Repeat the listing word for word. No pictures belong in the copy.

--- Begin ---

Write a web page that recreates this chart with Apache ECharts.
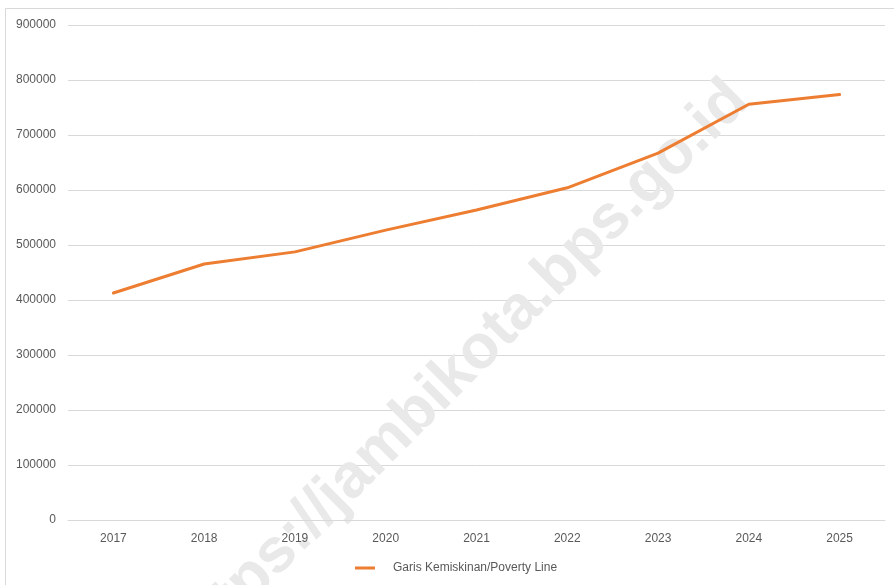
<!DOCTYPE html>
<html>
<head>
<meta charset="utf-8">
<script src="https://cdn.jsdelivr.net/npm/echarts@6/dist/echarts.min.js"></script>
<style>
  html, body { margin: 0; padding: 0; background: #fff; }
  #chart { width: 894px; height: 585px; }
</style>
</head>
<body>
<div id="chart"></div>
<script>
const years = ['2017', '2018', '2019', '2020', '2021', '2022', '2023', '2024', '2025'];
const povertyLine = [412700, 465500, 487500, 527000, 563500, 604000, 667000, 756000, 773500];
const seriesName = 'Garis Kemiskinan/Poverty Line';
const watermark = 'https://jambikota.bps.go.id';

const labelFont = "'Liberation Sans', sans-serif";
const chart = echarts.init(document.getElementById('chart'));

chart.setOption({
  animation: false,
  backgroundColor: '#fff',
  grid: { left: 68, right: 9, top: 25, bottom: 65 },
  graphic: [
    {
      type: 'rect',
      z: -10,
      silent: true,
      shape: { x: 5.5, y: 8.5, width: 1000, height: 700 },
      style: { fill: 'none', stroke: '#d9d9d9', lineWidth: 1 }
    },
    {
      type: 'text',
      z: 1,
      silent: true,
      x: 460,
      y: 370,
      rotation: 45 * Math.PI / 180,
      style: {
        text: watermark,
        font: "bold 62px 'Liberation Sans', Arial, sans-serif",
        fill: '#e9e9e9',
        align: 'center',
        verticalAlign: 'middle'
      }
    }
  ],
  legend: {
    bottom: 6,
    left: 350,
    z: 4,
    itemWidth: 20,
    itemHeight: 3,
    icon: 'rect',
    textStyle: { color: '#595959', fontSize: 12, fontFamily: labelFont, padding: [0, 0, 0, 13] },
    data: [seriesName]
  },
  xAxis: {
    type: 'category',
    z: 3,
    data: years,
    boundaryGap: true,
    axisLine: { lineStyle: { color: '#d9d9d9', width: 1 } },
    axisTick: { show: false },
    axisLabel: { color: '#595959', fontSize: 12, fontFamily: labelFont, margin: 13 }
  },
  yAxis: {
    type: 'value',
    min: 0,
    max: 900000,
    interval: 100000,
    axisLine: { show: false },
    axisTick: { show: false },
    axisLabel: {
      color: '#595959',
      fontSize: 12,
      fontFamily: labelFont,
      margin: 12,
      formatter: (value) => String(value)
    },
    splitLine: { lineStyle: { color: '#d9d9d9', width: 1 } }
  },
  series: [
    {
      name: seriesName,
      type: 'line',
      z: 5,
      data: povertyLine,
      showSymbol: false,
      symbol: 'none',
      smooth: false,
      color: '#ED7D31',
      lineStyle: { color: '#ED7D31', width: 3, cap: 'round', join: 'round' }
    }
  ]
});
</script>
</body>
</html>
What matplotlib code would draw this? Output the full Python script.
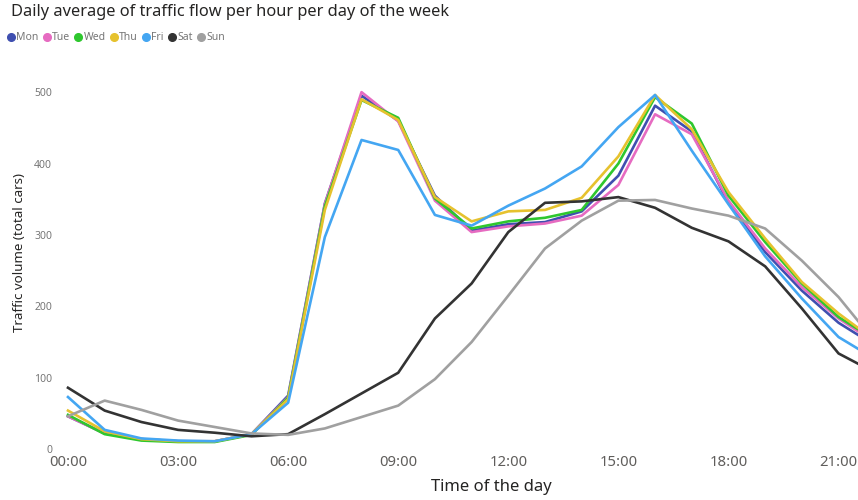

--- End ---

Answer to this exercise
Write a web page that recreates this chart with Apache ECharts.
<!DOCTYPE html>
<html>
<head>
<meta charset="utf-8">
<script src="https://cdn.jsdelivr.net/npm/echarts@6/dist/echarts.min.js"></script>
<style>
  html, body { margin: 0; padding: 0; background: #fff; }
  #chart { width: 894px; height: 585px; }
</style>
</head>
<body>
<div id="chart"></div>
<script>
const years = ['2017', '2018', '2019', '2020', '2021', '2022', '2023', '2024', '2025'];
const povertyLine = [412700, 465500, 487500, 527000, 563500, 604000, 667000, 756000, 773500];
const seriesName = 'Garis Kemiskinan/Poverty Line';
const watermark = 'https://jambikota.bps.go.id';

const labelFont = "'Liberation Sans', sans-serif";
const chart = echarts.init(document.getElementById('chart'));

chart.setOption({
  animation: false,
  backgroundColor: '#fff',
  grid: { left: 68, right: 9, top: 25, bottom: 65 },
  graphic: [
    {
      type: 'rect',
      z: -10,
      silent: true,
      shape: { x: 5.5, y: 8.5, width: 1000, height: 700 },
      style: { fill: 'none', stroke: '#d9d9d9', lineWidth: 1 }
    },
    {
      type: 'text',
      z: 1,
      silent: true,
      x: 460,
      y: 370,
      rotation: 45 * Math.PI / 180,
      style: {
        text: watermark,
        font: "bold 62px 'Liberation Sans', Arial, sans-serif",
        fill: '#e9e9e9',
        align: 'center',
        verticalAlign: 'middle'
      }
    }
  ],
  legend: {
    bottom: 6,
    left: 350,
    z: 4,
    itemWidth: 20,
    itemHeight: 3,
    icon: 'rect',
    textStyle: { color: '#595959', fontSize: 12, fontFamily: labelFont, padding: [0, 0, 0, 13] },
    data: [seriesName]
  },
  xAxis: {
    type: 'category',
    z: 3,
    data: years,
    boundaryGap: true,
    axisLine: { lineStyle: { color: '#d9d9d9', width: 1 } },
    axisTick: { show: false },
    axisLabel: { color: '#595959', fontSize: 12, fontFamily: labelFont, margin: 13 }
  },
  yAxis: {
    type: 'value',
    min: 0,
    max: 900000,
    interval: 100000,
    axisLine: { show: false },
    axisTick: { show: false },
    axisLabel: {
      color: '#595959',
      fontSize: 12,
      fontFamily: labelFont,
      margin: 12,
      formatter: (value) => String(value)
    },
    splitLine: { lineStyle: { color: '#d9d9d9', width: 1 } }
  },
  series: [
    {
      name: seriesName,
      type: 'line',
      z: 5,
      data: povertyLine,
      showSymbol: false,
      symbol: 'none',
      smooth: false,
      color: '#ED7D31',
      lineStyle: { color: '#ED7D31', width: 3, cap: 'round', join: 'round' }
    }
  ]
});
</script>
</body>
</html>
What matplotlib code would draw this? Output the full Python script.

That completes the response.